Jul 3, 2019

The Republic

In the 1960 movie "The Alamo" John Wayne, who plays David Crockett, has a scene where he is talking to Travis and about what a new Republic and he says:

"Republic.  I like the sound of the word.  It means people can live free, talk free, go or come, buy or sell, be drunk or sober, however they choose.  Some words give you a feeling.  Republic is one of those words that makes me tight in the throat; the same tightness a man gets when his baby takes his first step or his first baby shaves and makes his first sound like a man.  Some words give you a feeling that makes your heart warm.  Republic is one of those words." 
Today we are at the threshold of the celebration of the Fourth of July, the day that independence was declared by the thirteen colonies.  Much like Wayne's words above, the colonists desired to "live free, talk free, go or come" and many other things as free men.  They wanted a government that would represent them and their interest and not that of a king halfway around the world.  When the dust settled from those sparks of revolution on that Fourth of July, the United States would be born.  The United States would become the Constitutional Republic. 
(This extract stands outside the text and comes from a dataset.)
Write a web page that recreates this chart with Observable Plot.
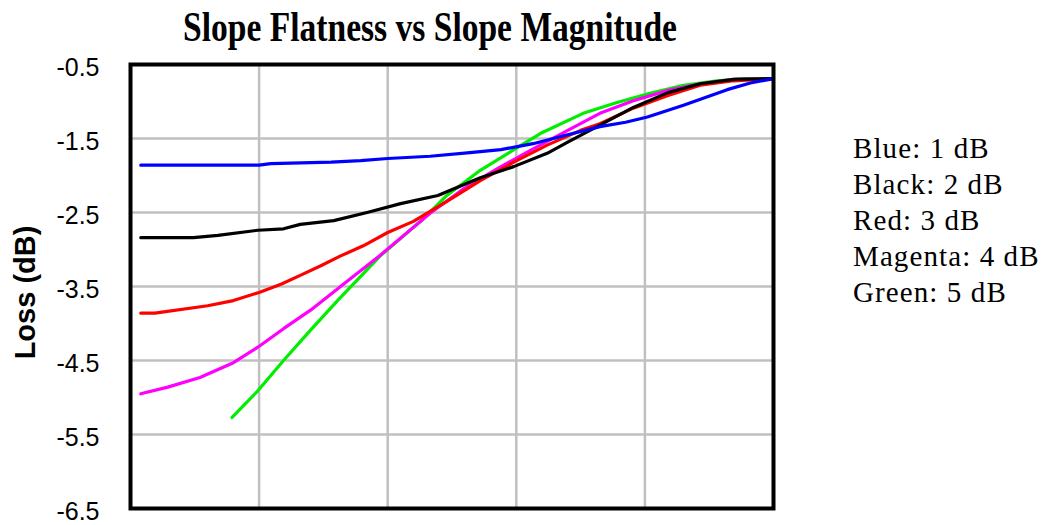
<!DOCTYPE html>
<html>
<head>
<meta charset="utf-8">
<script src="https://cdn.jsdelivr.net/npm/d3@7"></script>
<script src="https://cdn.jsdelivr.net/npm/@observablehq/plot@0.6"></script>
<style>
  html, body { margin: 0; padding: 0; background: #fff; }
  #wrap { position: relative; width: 1047px; height: 525px; overflow: hidden; }
  #title { position: absolute; left: 430px; top: 5px; white-space: nowrap;
    font-family: "Liberation Serif", "Times New Roman", serif; font-weight: bold;
    font-size: 43px; line-height: 1; color: #000;
    transform: translateX(-50%) scaleX(0.78); transform-origin: center; }
  #legend { position: absolute; left: 853px; top: 130px;
    font-family: "Liberation Serif", "Times New Roman", serif; font-size: 29px;
    letter-spacing: 1.1px;
    line-height: 36px; color: #000; white-space: nowrap; }
  #chart { position: absolute; left: 0; top: 0; }
</style>
</head>
<body>
<div id="wrap">
  <div id="chart"></div>
  <div id="title"></div>
  <div id="legend"></div>
</div>
<script>
const titleText = "Slope Flatness vs Slope Magnitude";
const yLabel = "Loss (dB)";
const yTicks = [-6.5, -5.5, -4.5, -3.5, -2.5, -1.5, -0.5];
const xGrid = [1, 2, 3, 4];

const legendLabels = ["Blue: 1 dB", "Black: 2 dB", "Red: 3 dB", "Magenta: 4 dB", "Green: 5 dB"];
const seriesNames = ["Blue", "Black", "Red", "Magenta", "Green"];
const seriesColors = ["#0000ff", "#000000", "#ff0000", "#ff00ff", "#00ee00"];

const blueX = [0.08, 1.00, 1.09, 1.56, 1.79, 2.00, 2.33, 2.64, 2.88, 3.13, 3.40, 3.65, 3.85, 4.02, 4.30, 4.64, 4.82, 5.00];
const blueY = [-1.86, -1.86, -1.84, -1.82, -1.80, -1.77, -1.74, -1.69, -1.65, -1.57, -1.45, -1.34, -1.28, -1.21, -1.05, -0.84, -0.75, -0.69];

const blackX = [0.08, 0.49, 0.68, 0.99, 1.19, 1.32, 1.58, 1.84, 2.10, 2.39, 2.72, 2.98, 3.24, 3.40, 3.65, 3.91, 4.18, 4.43, 4.69, 5.00];
const blackY = [-2.84, -2.84, -2.81, -2.74, -2.72, -2.66, -2.61, -2.50, -2.38, -2.27, -2.03, -1.88, -1.70, -1.55, -1.32, -1.08, -0.88, -0.76, -0.70, -0.69];

const redX = [0.08, 0.19, 0.60, 0.80, 1.00, 1.17, 1.32, 1.48, 1.63, 1.81, 2.00, 2.20, 2.47, 2.72, 2.98, 3.24, 3.50, 3.65, 3.91, 4.18, 4.43, 4.69, 5.00];
const redY = [-3.86, -3.86, -3.76, -3.69, -3.58, -3.47, -3.35, -3.22, -3.09, -2.95, -2.77, -2.62, -2.34, -2.07, -1.82, -1.59, -1.39, -1.30, -1.09, -0.92, -0.78, -0.72, -0.69];

const magentaX = [0.08, 0.29, 0.54, 0.80, 0.99, 1.19, 1.40, 1.67, 1.94, 2.33, 2.59, 2.85, 3.11, 3.40, 3.65, 3.91, 4.18, 4.43, 4.69, 5.00];
const magentaY = [-4.95, -4.86, -4.73, -4.53, -4.32, -4.07, -3.82, -3.45, -3.08, -2.51, -2.18, -1.91, -1.66, -1.39, -1.16, -0.99, -0.85, -0.76, -0.70, -0.69];

const greenX = [0.79, 0.99, 1.19, 1.40, 1.61, 1.94, 2.28, 2.46, 2.72, 3.01, 3.19, 3.52, 3.79, 4.04, 4.30, 4.56, 4.78, 5.00];
const greenY = [-5.27, -4.91, -4.50, -4.09, -3.69, -3.09, -2.58, -2.27, -1.93, -1.62, -1.43, -1.16, -1.01, -0.89, -0.78, -0.72, -0.69, -0.69];

const xs = [blueX, blackX, redX, magentaX, greenX];
const ys = [blueY, blackY, redY, magentaY, greenY];

const rows = [];
seriesNames.forEach((name, i) => {
  xs[i].forEach((x, j) => rows.push({series: name, x, y: ys[i][j]}));
});
const drawOrder = ["Green", "Magenta", "Red", "Black", "Blue"];

const chart = Plot.plot({
  width: 1047,
  height: 525,
  marginLeft: 130,
  marginRight: 274,
  marginTop: 64,
  marginBottom: 17,
  style: {background: "#fff", overflow: "visible"},
  x: {domain: [0, 5], axis: null},
  y: {domain: [-6.5, -0.5], ticks: yTicks},
  marks: [
    Plot.ruleX(xGrid, {stroke: "#c0c0c0", strokeWidth: 2.5}),
    Plot.ruleY(yTicks.slice(1, -1), {stroke: "#c0c0c0", strokeWidth: 2.5}),
    ...drawOrder.map(name => Plot.line(rows.filter(d => d.series === name), {
      x: "x", y: "y", stroke: seriesColors[seriesNames.indexOf(name)],
      strokeWidth: 3.2, curve: "linear"
    })),
    Plot.frame({stroke: "#000", strokeWidth: 4}),
    Plot.axisY(yTicks, {
      tickSize: 0, tickPadding: 31, tickFormat: d => d.toFixed(1),
      fontSize: 25, fontFamily: "Liberation Sans, Arial, sans-serif", fill: "#000",
      dy: 3,
      label: null
    }),
    Plot.text([yLabel], {
      frameAnchor: "left", textAnchor: "middle", rotate: -90, dx: -105, dy: 6,
      fontSize: 29, fontWeight: "bold", fontFamily: "Liberation Sans, Arial, sans-serif", fill: "#000"
    })
  ]
});
document.getElementById("chart").appendChild(chart);
document.getElementById("title").textContent = titleText;
const leg = document.getElementById("legend");
legendLabels.forEach(t => { const d = document.createElement("div"); d.textContent = t; leg.appendChild(d); });
</script>
</body>
</html>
Our Republic has certainly had its challenges and its ups and downs.  There have been times when the idea of the Republic have been challenged, pushed to the limit, and even pushed aside for a mob rule mentality.  There have certainly been times when the majority or the guy with the biggest stick got his way.  We can walk through our history and see glaring examples of it from the Trail of Tears to the lynchings without trials.  We can see the Republic stomped on in these moments when laws meant to protect were simply brushed aside by those in charge because they had the majority. 

Despite the times our Republic has been brushed aside, in the end, it has prevailed.   It has prevailed because there have been men and women of this great Republic who have stepped forward and said, "No.  This is not what our Republic represents."  The Republican Party built its foundation on the idea that all men should be free in the United States.  The party was known as the Abolitionist, and their primary goal was to bring the laws and benefits of the Republic to all those living in the United States.  To bring these benefits to all people would mean that slavery had to end.  It had to stop not just in the new states added to the United States as it grew, but it had to end in all slave states in the country.  The Republic was being challenged, as it had been before and as it would again.  As always, men and women were willing to stand up and say, "No.  This is not what our Republic represents."

There are those today who would distort, and change history simply because it is not always a pretty picture.  But we do not need to change our past or distort it, but instead, we need to embrace it.  We need to look at our history of slavery, lynchings, the mistreatment of our Native American friends, and the mistreatment of any group of people.  We need to study, learn, and be prepared because no Republic has ever stood without challenges.  There will always be a group of people larger than another group willing to embrace a world where the republic no longer protects the individual.  We must stand ready today and tomorrow and remember that the Fourth of July is a celebration of an idea that we can be different, that we can be better, that we can have the freedom and that freedom can be found in the strong protections offered by the Republic. 

As you prepare for the celebrations and the Fourth of July holiday, take a moment to reflect on what you have in this Republic.  Be thankful for the changes that have come about to protect your rights and freedoms, study the history of when that Republic has been challenged.  Know that no group, no matter how large, can take away your individual protections under the Republic.  If you stop and take a moment to look at the Republic of the United States in that way, you may just find that what Wayne said back in 1960 on the silver screen is just as accurate today as it was then.  "Some words give you a feeling that makes your heart warm.  Republic is one of those words."